##### SOURCE EXCERPT #####
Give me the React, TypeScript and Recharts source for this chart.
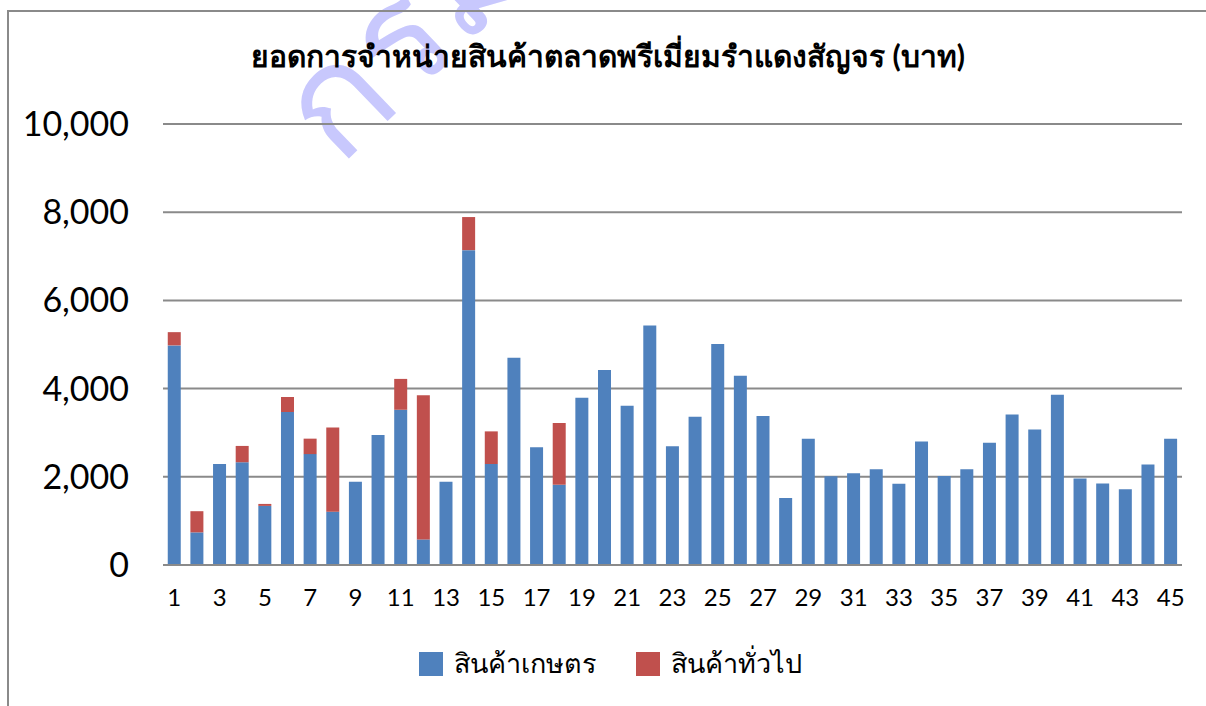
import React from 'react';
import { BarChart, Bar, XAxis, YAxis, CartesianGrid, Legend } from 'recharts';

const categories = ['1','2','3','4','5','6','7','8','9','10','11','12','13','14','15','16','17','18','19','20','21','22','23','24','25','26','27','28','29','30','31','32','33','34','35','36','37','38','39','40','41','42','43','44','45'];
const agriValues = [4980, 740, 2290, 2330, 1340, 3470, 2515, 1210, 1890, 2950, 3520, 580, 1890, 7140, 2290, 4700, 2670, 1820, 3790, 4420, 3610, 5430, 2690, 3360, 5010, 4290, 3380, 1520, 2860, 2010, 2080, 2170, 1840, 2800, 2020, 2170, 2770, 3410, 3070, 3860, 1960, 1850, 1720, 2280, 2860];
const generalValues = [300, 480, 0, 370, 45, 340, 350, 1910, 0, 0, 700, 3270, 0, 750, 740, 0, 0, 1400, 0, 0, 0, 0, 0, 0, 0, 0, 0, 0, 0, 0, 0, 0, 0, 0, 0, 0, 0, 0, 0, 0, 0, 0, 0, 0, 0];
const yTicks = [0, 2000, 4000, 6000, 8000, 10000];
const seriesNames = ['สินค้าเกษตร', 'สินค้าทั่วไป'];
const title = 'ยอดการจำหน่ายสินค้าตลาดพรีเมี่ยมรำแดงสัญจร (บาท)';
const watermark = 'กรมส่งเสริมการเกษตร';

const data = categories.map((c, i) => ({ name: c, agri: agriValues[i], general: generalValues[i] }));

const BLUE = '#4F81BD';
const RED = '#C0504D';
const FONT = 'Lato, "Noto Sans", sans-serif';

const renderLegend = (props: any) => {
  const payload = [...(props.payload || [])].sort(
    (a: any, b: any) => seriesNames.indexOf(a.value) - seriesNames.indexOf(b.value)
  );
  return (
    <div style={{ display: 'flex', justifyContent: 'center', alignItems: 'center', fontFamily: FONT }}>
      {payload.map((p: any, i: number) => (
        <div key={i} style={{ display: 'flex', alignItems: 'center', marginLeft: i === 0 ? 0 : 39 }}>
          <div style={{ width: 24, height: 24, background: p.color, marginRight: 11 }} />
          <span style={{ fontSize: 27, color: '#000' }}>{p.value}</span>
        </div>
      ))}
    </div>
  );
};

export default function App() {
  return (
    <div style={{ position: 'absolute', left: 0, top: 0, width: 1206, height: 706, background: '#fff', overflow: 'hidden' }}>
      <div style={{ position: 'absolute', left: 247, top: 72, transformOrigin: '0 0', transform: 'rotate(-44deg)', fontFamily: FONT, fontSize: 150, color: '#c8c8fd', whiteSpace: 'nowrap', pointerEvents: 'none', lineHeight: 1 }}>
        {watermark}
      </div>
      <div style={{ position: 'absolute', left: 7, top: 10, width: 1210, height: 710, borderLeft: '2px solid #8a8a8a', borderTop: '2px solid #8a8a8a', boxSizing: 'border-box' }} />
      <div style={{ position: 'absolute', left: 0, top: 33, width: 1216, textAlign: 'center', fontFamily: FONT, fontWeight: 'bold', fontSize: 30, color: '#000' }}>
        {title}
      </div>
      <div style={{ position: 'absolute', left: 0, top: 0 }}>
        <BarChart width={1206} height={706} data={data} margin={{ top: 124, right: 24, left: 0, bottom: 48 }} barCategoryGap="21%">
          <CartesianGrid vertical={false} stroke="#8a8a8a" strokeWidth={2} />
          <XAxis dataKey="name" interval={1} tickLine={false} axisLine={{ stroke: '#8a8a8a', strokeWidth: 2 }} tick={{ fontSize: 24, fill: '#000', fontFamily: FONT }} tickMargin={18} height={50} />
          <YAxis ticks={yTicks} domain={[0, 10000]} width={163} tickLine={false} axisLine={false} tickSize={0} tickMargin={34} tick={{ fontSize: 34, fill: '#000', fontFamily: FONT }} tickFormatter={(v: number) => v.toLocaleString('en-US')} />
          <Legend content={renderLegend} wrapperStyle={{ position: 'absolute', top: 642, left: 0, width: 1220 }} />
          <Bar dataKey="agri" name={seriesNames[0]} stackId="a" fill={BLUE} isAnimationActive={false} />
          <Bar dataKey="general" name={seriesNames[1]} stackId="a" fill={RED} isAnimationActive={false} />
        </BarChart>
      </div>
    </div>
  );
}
#####
#### [THE EXERCISE]
Report how many lines in the data contain the word "React", with no words besides the number.

#### [ANSWER FOR THE TASK]
2